In the above, I had given a brief overview of how BURS work, now we are going to talk about the last three papers.
Simple and efficient BURS table generation explains how table generation work in BURG and various optimizations, it's pretty much the same as the repository's code. The table generation is the core part of this repository, so if you understand the table generation, then you already understand most of the repository's code. The following table is the mapping between function names in repository's code and Simple and efficient BURS table generation:
function name in the paper | function name in the repository |
---|---|
Main | main |
NormalizeCosts | zero |
Closure | closure |
ComputeLeafStates | doLeaf |
Project | restrict_ |
Triangle | siblings |
Trim | trim |
ComputeTransitions | build and addToTable |
Efficient retargetable code generation using bottom-up tree pattern matching gives more details about the underlying algorithms of the repository's code and also give a formalization of the problem.
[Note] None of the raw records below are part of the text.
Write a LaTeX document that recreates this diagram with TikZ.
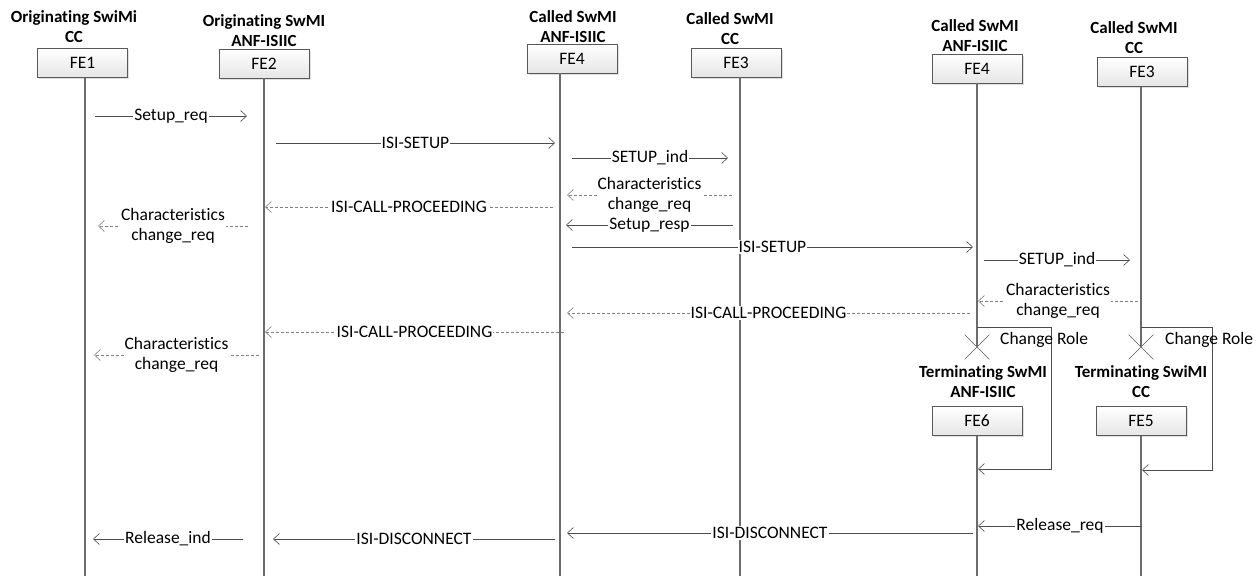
\documentclass[tikz,border=0pt]{standalone}
\usepackage{fontspec}
\setmainfont{Carlito}[Ligatures=NoCommon]
\usetikzlibrary{arrows.meta,calc,shadows,shapes.misc}
\begin{document}
\begin{tikzpicture}[x=1pt,y=-1pt,
  every node/.style={font=\fontsize{17.5}{20}\selectfont, inner sep=1pt},
  febox/.style={draw=gray!70!black, line width=0.6pt, top color=white, bottom color=gray!20,
    minimum width=90pt, minimum height=29pt,
    drop shadow={shadow xshift=1.5pt,shadow yshift=-1.5pt,opacity=0.25}},
  hdr/.style={font=\fontsize{17}{20}\selectfont\bfseries, align=center},
  life/.style={draw=gray!85!black, line width=1.1pt},
  msg/.style={draw=black!70, line width=0.6pt, -{Straight Barb[length=6pt,width=11pt]}},
  rmsg/.style={msg, draw=gray, dash pattern=on 3pt off 2pt},
  lbl/.style={fill=white, align=center},
  xmark/.style={draw=gray!70!black, line width=0.6pt, cross out, minimum size=24pt, inner sep=0pt},
]
\useasboundingbox (0,0) rectangle (1260,576);

% headers
\node[hdr] (h1) at (74,27) {Originating SwiMi\\CC};
\node[hdr] (h2) at (264,31) {Originating SwMI\\ANF-ISIIC};
\node[hdr] (h3) at (573,27) {Called SwMI\\ANF-ISIIC};
\node[hdr] (h4) at (730,29) {Called SwMI\\CC};
\node[hdr] (h5) at (975,36) {Called SwMI\\ANF-ISIIC};
\node[hdr] (h6) at (1134,38) {Called SwMI\\CC};

% boxes
\node[febox] (fe1) at (82.5,63) {FE1};
\node[febox] (fe2) at (264,63.5) {FE2};
\node[febox] (fe4) at (572,58.5) {FE4};
\node[febox] (fe3) at (736,62.5) {FE3};
\node[febox] (fe4b) at (977,68.5) {FE4};
\node[febox] (fe3b) at (1142,72) {FE3};

% lifeline x positions
\coordinate (L1) at (85,0);
\coordinate (L2) at (264,0);
\coordinate (L3) at (560,0);
\coordinate (L4) at (740,0);
\coordinate (L5) at (977,0);
\coordinate (L6) at (1141,0);
\coordinate (bot) at (0,576);

% change role crosses
\node[xmark] (x1) at (977,347) {};
\node[xmark] (x2) at (1141,347) {};

% terminating labels and boxes
\node[hdr] (t1) at (983,382) {Terminating SwMI\\ANF-ISIIC};
\node[hdr] (t2) at (1141,382) {Terminating SwiMI\\CC};
\node[febox] (fe6) at (977,421) {FE6};
\node[febox] (fe5) at (1141,421) {FE5};

% lifelines
\draw[life] (L1 |- fe1.south) -- (L1 |- bot);
\draw[life] (L2 |- fe2.south) -- (L2 |- bot);
\draw[life] (L3 |- fe4.south) -- (L3 |- bot);
\draw[life] (L4 |- fe3.south) -- (L4 |- bot);
\draw[life] (L5 |- fe4b.south) -- (x1.center);
\draw[life] (L6 |- fe3b.south) -- (x2.center);
\draw[life] (fe6.south) -- (fe6 |- bot);
\draw[life] (fe5.south) -- (fe5 |- bot);

% messages
\draw[msg] ($(L1|-0,116)+(10,0)$) -- node[lbl]{Setup\_req} ($(L2|-0,116)+(-17,0)$);
\draw[msg] ($(L2|-0,143)+(12,0)$) -- node[lbl]{ISI-SETUP} ($(L3|-0,143)+(-5,0)$);
\draw[msg] ($(L3|-0,158)+(12,0)$) -- node[lbl]{SETUP\_ind} ($(L4|-0,158)+(-12,0)$);
\draw[rmsg] ($(L4|-0,195)+(-8,0)$) -- node[lbl]{Characteristics\\change\_req} ($(L3|-0,195)+(7,0)$);
\draw[rmsg] ($(L3|-0,207)+(-7,0)$) -- node[lbl]{ISI-CALL-PROCEEDING} ($(L2|-0,207)+(1,0)$);
\draw[rmsg] ($(L2|-0,226)+(-16,0)$) -- node[lbl]{Characteristics\\change\_req} ($(L1|-0,226)+(13,0)$);
\draw[msg] ($(L4|-0,225)+(-7,0)$) -- node[lbl]{Setup\_resp} ($(L3|-0,225)+(6,0)$);
\draw[msg] ($(L3|-0,247)+(12,0)$) -- node[lbl]{ISI-SETUP} ($(L5|-0,247)+(-4,0)$);
\draw[msg] ($(L5|-0,260)+(7,0)$) -- node[lbl]{SETUP\_ind} ($(L6|-0,260)+(-11,0)$);
\draw[rmsg] ($(L6|-0,301)+(-3,0)$) -- node[lbl]{Characteristics\\change\_req} ($(L5|-0,301)+(1,0)$);
\draw[rmsg] ($(L5|-0,313)+(-7,0)$) -- node[lbl]{ISI-CALL-PROCEEDING} ($(L3|-0,313)+(7,0)$);
\draw[rmsg] ($(L3|-0,332)+(4,0)$) -- node[lbl]{ISI-CALL-PROCEEDING} ($(L2|-0,332)+(1,0)$);
\draw[rmsg] ($(L2|-0,355)+(-5,0)$) -- node[lbl]{Characteristics\\change\_req} ($(L1|-0,355)+(9,0)$);

% change role loops
\draw[msg] (L5|-0,327) -- (1051,327) -- (1051,469) -- ($(L5|-0,469)+(1,0)$);
\draw[msg] (L6|-0,327) -- (1212,327) -- (1212,470) -- ($(L6|-0,470)+(1,0)$);
\node[anchor=west] (cr1) at (999,340) {Change Role};
\node[anchor=west] (cr2) at (1164,340) {Change Role};

% release
\draw[msg] ($(L6|-0,526)+(1,0)$) -- node[lbl]{Release\_req} ($(L5|-0,526)+(1,0)$);
\draw[msg] ($(L5|-0,533)+(-4,0)$) -- node[lbl]{ISI-DISCONNECT} ($(L3|-0,533)+(7,0)$);
\draw[msg] ($(L3|-0,539)+(-5,0)$) -- node[lbl]{ISI-DISCONNECT} ($(L2|-0,539)+(9,0)$);
\draw[msg] ($(L2|-0,539)+(-21,0)$) -- node[lbl]{Release\_ind} ($(L1|-0,539)+(8,0)$);
\end{tikzpicture}
\end{document}
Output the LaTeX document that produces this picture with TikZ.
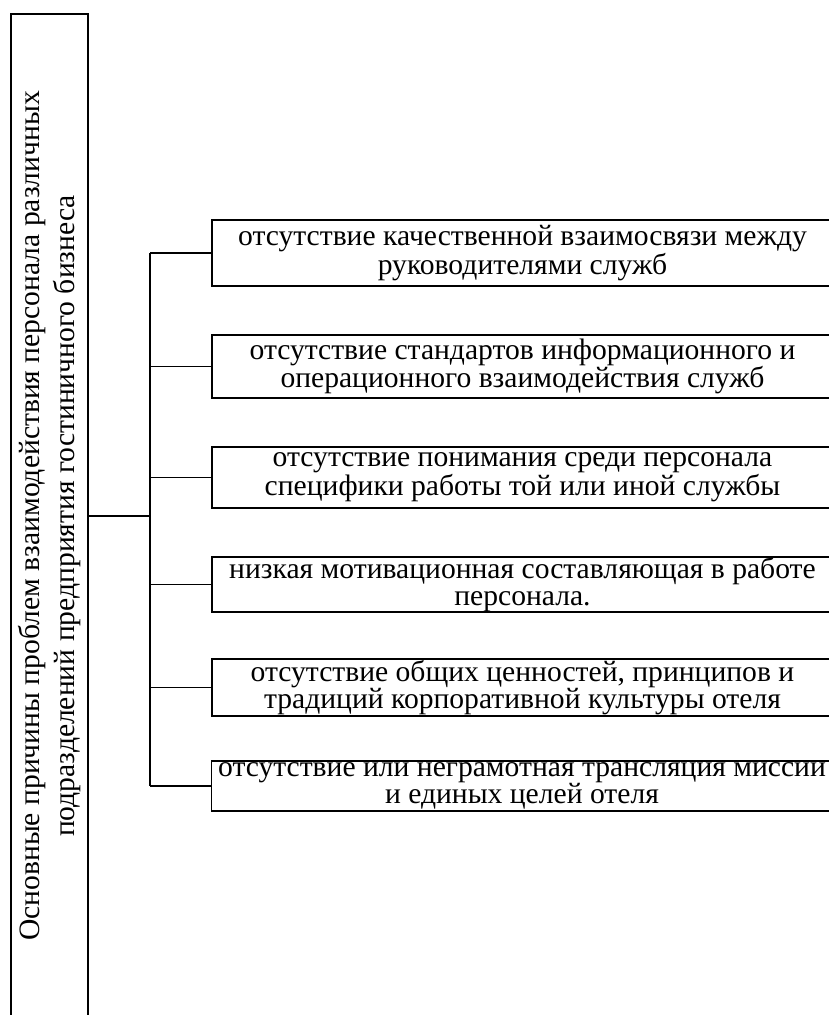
\documentclass[tikz,border=0pt]{standalone}
\usepackage{fontspec}
\setmainfont{Liberation Serif}
\begin{document}
\begin{tikzpicture}[x=1pt,y=-1pt,
  causebox/.style={draw,line width=1.2pt,minimum width=621pt,inner sep=0pt,
    align=center,font=\fontsize{29.6}{27.5}\selectfont},
  link/.style={line width=1.6pt}]
\useasboundingbox (0,0) rectangle (829,1015);
\node[draw,line width=1.2pt,rotate=90,minimum width=1004pt,minimum height=77pt,
  inner sep=0pt,align=center,font=\fontsize{29.6}{35.5}\selectfont] (main) at (49.5,516)
  {Основные причины проблем взаимодействия персонала различных\\подразделений предприятия гостиничного бизнеса};
\node[causebox,minimum height=66pt] (b1) at (522.5,253) {отсутствие качественной взаимосвязи между\\руководителями служб};
\node[causebox,minimum height=63pt] (b2) at (522.5,366.5) {отсутствие стандартов информационного и\\операционного взаимодействия служб};
\node[causebox,minimum height=61pt] (b3) at (522.5,477.5) {отсутствие понимания среди персонала\\специфики работы той или иной службы};
\node[causebox,minimum height=53pt] (b4) at (522.5,584.5) {низкая мотивационная составляющая в работе\\персонала.};
\node[causebox,minimum height=57pt] (b5) at (522.5,687.5) {отсутствие общих ценностей, принципов и\\традиций корпоративной культуры отеля};
\node[causebox,minimum height=50pt] (b6) at (522,786) {отсутствие или неграмотная трансляция миссии\\и единых целей отеля};
\coordinate (j) at (150,516);
\coordinate (vt) at (150,253);
\coordinate (vb) at (150,786);
\draw[link] (main.south) -- (j);
\draw[link] (vt) -- (vb);
\foreach \b in {b1,b2,b3,b4,b5,b6}
  \draw[link] (vt |- \b.west) -- (\b.west);
\end{tikzpicture}
\end{document}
Optimal code generation for expression trees: an application BURS theory gives the underlying theory of BURS.
Additionally, I found Gabriel Hjort Blindell's dissertation and book particularly helpful:
- Book: Instruction Selection: Principles, Methods, and Applications gives a broad survey over the large body of literature on instruction selection.
- Dissertation: Universal Instruction Selection, just like the above book, this dissertation also gives a broad survey over the large body of literature on instruction selection, and more importantly, introduces a new approach called universal instruction selection that integrates global instruction selection with global code motion and block ordering.